═════ Records shown

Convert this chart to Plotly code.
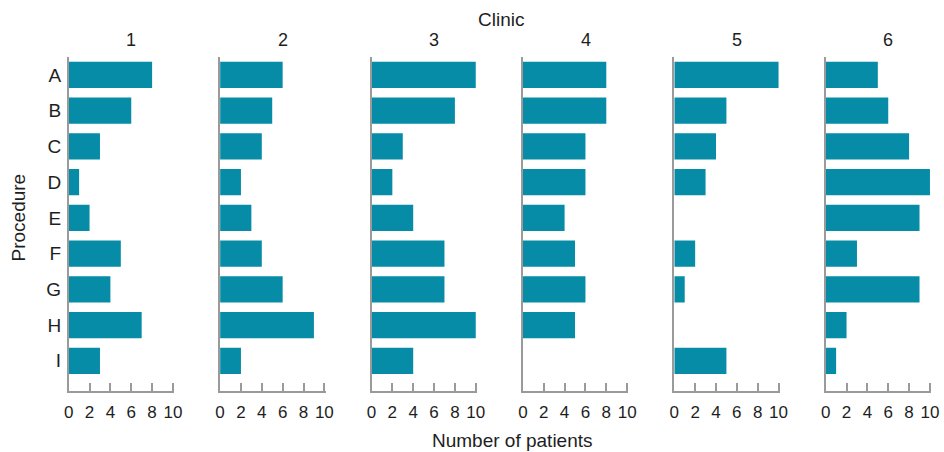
import plotly.graph_objects as go

# Patients per procedure, one panel per clinic
procedures = ["A", "B", "C", "D", "E", "F", "G", "H", "I"]
clinics = ["1", "2", "3", "4", "5", "6"]
patients = {
    "1": [8, 6, 3, 1, 2, 5, 4, 7, 3],
    "2": [6, 5, 4, 2, 3, 4, 6, 9, 2],
    "3": [10, 8, 3, 2, 4, 7, 7, 10, 4],
    "4": [8, 8, 6, 6, 4, 5, 6, 5, 0],
    "5": [10, 5, 4, 3, 0, 2, 1, 0, 5],
    "6": [5, 6, 8, 10, 9, 3, 9, 2, 1],
}
x_ticks = [0, 2, 4, 6, 8, 10]

W, H = 944, 452
BAR = "#078ca7"
AXIS = "#9a9a9a"
FONT = "Liberation Sans, Arial, sans-serif"
TXT = "#1e1e1e"

x_max = 10.12
left0, step, pw = 68.7, 151.4, 105.5   # panel left edge, spacing, width (px)
top, bottom = 57, 390.5                # panel vertical extent (px)

fig = go.Figure()
layout = {}
for i, c in enumerate(clinics):
    n = "" if i == 0 else str(i + 1)
    x0 = left0 + step * i
    fig.add_trace(go.Bar(
        x=patients[c], y=procedures, orientation="h",
        marker=dict(color=BAR, line=dict(width=0)),
        xaxis="x" + n, yaxis="y" + n, showlegend=False,
    ))
    layout["xaxis" + n] = dict(
        domain=[x0 / W, (x0 + pw) / W], anchor="y" + n, automargin=False,
        range=[0, x_max], tickvals=x_ticks, ticks="inside", ticklen=8,
        tickcolor=AXIS, tickwidth=1.5, showline=True, linecolor=AXIS,
        linewidth=1.5, showgrid=False, zeroline=False,
        tickfont=dict(family=FONT, size=17, color=TXT), ticklabelstandoff=5,
        fixedrange=True,
    )
    layout["yaxis" + n] = dict(
        domain=[(H - bottom) / H, (H - top) / H], anchor="x" + n,
        automargin=False,
        type="category", categoryorder="array", categoryarray=procedures,
        range=[8.83, -0.5], showline=True, linecolor=AXIS, linewidth=1.5,
        showgrid=False, zeroline=False, ticks="",
        showticklabels=(i == 0), ticklabelstandoff=2,
        tickfont=dict(family=FONT, size=19, color=TXT), fixedrange=True,
    )
    fig.add_annotation(
        x=(x0 + pw / 2 + 10) / W, y=(H - 39.5) / H, xref="paper", yref="paper",
        text=c, showarrow=False, font=dict(family=FONT, size=18, color=TXT),
        xanchor="center", yanchor="middle",
    )

fig.add_annotation(x=501 / W, y=(H - 20) / H, xref="paper", yref="paper",
                   text="Clinic", showarrow=False,
                   font=dict(family=FONT, size=19, color=TXT),
                   xanchor="center", yanchor="middle")
fig.add_annotation(x=512 / W, y=(H - 440) / H, xref="paper", yref="paper",
                   text="Number of patients", showarrow=False,
                   font=dict(family=FONT, size=19, color=TXT),
                   xanchor="center", yanchor="middle")
fig.add_annotation(x=18 / W, y=(H - 217.5) / H, xref="paper", yref="paper",
                   text="Procedure", showarrow=False, textangle=-90,
                   font=dict(family=FONT, size=19, color=TXT),
                   xanchor="center", yanchor="middle")

fig.update_layout(
    width=W, height=H, margin=dict(l=0, r=0, t=0, b=0, pad=0),
    paper_bgcolor="white", plot_bgcolor="white", bargap=0.27,
    **layout,
)
fig.write_html("out.html")
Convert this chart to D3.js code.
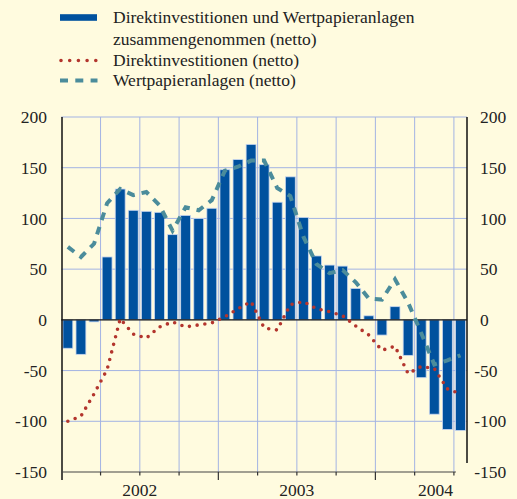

══════════

## Problem statement
Extract the text of all the records above verbatim, excluding pictures.

## Result of this task
Convert this chart to Plotly code.
import plotly.graph_objects as go

# Patients per procedure, one panel per clinic
procedures = ["A", "B", "C", "D", "E", "F", "G", "H", "I"]
clinics = ["1", "2", "3", "4", "5", "6"]
patients = {
    "1": [8, 6, 3, 1, 2, 5, 4, 7, 3],
    "2": [6, 5, 4, 2, 3, 4, 6, 9, 2],
    "3": [10, 8, 3, 2, 4, 7, 7, 10, 4],
    "4": [8, 8, 6, 6, 4, 5, 6, 5, 0],
    "5": [10, 5, 4, 3, 0, 2, 1, 0, 5],
    "6": [5, 6, 8, 10, 9, 3, 9, 2, 1],
}
x_ticks = [0, 2, 4, 6, 8, 10]

W, H = 944, 452
BAR = "#078ca7"
AXIS = "#9a9a9a"
FONT = "Liberation Sans, Arial, sans-serif"
TXT = "#1e1e1e"

x_max = 10.12
left0, step, pw = 68.7, 151.4, 105.5   # panel left edge, spacing, width (px)
top, bottom = 57, 390.5                # panel vertical extent (px)

fig = go.Figure()
layout = {}
for i, c in enumerate(clinics):
    n = "" if i == 0 else str(i + 1)
    x0 = left0 + step * i
    fig.add_trace(go.Bar(
        x=patients[c], y=procedures, orientation="h",
        marker=dict(color=BAR, line=dict(width=0)),
        xaxis="x" + n, yaxis="y" + n, showlegend=False,
    ))
    layout["xaxis" + n] = dict(
        domain=[x0 / W, (x0 + pw) / W], anchor="y" + n, automargin=False,
        range=[0, x_max], tickvals=x_ticks, ticks="inside", ticklen=8,
        tickcolor=AXIS, tickwidth=1.5, showline=True, linecolor=AXIS,
        linewidth=1.5, showgrid=False, zeroline=False,
        tickfont=dict(family=FONT, size=17, color=TXT), ticklabelstandoff=5,
        fixedrange=True,
    )
    layout["yaxis" + n] = dict(
        domain=[(H - bottom) / H, (H - top) / H], anchor="x" + n,
        automargin=False,
        type="category", categoryorder="array", categoryarray=procedures,
        range=[8.83, -0.5], showline=True, linecolor=AXIS, linewidth=1.5,
        showgrid=False, zeroline=False, ticks="",
        showticklabels=(i == 0), ticklabelstandoff=2,
        tickfont=dict(family=FONT, size=19, color=TXT), fixedrange=True,
    )
    fig.add_annotation(
        x=(x0 + pw / 2 + 10) / W, y=(H - 39.5) / H, xref="paper", yref="paper",
        text=c, showarrow=False, font=dict(family=FONT, size=18, color=TXT),
        xanchor="center", yanchor="middle",
    )

fig.add_annotation(x=501 / W, y=(H - 20) / H, xref="paper", yref="paper",
                   text="Clinic", showarrow=False,
                   font=dict(family=FONT, size=19, color=TXT),
                   xanchor="center", yanchor="middle")
fig.add_annotation(x=512 / W, y=(H - 440) / H, xref="paper", yref="paper",
                   text="Number of patients", showarrow=False,
                   font=dict(family=FONT, size=19, color=TXT),
                   xanchor="center", yanchor="middle")
fig.add_annotation(x=18 / W, y=(H - 217.5) / H, xref="paper", yref="paper",
                   text="Procedure", showarrow=False, textangle=-90,
                   font=dict(family=FONT, size=19, color=TXT),
                   xanchor="center", yanchor="middle")

fig.update_layout(
    width=W, height=H, margin=dict(l=0, r=0, t=0, b=0, pad=0),
    paper_bgcolor="white", plot_bgcolor="white", bargap=0.27,
    **layout,
)
fig.write_html("out.html")
Convert this chart to D3.js code.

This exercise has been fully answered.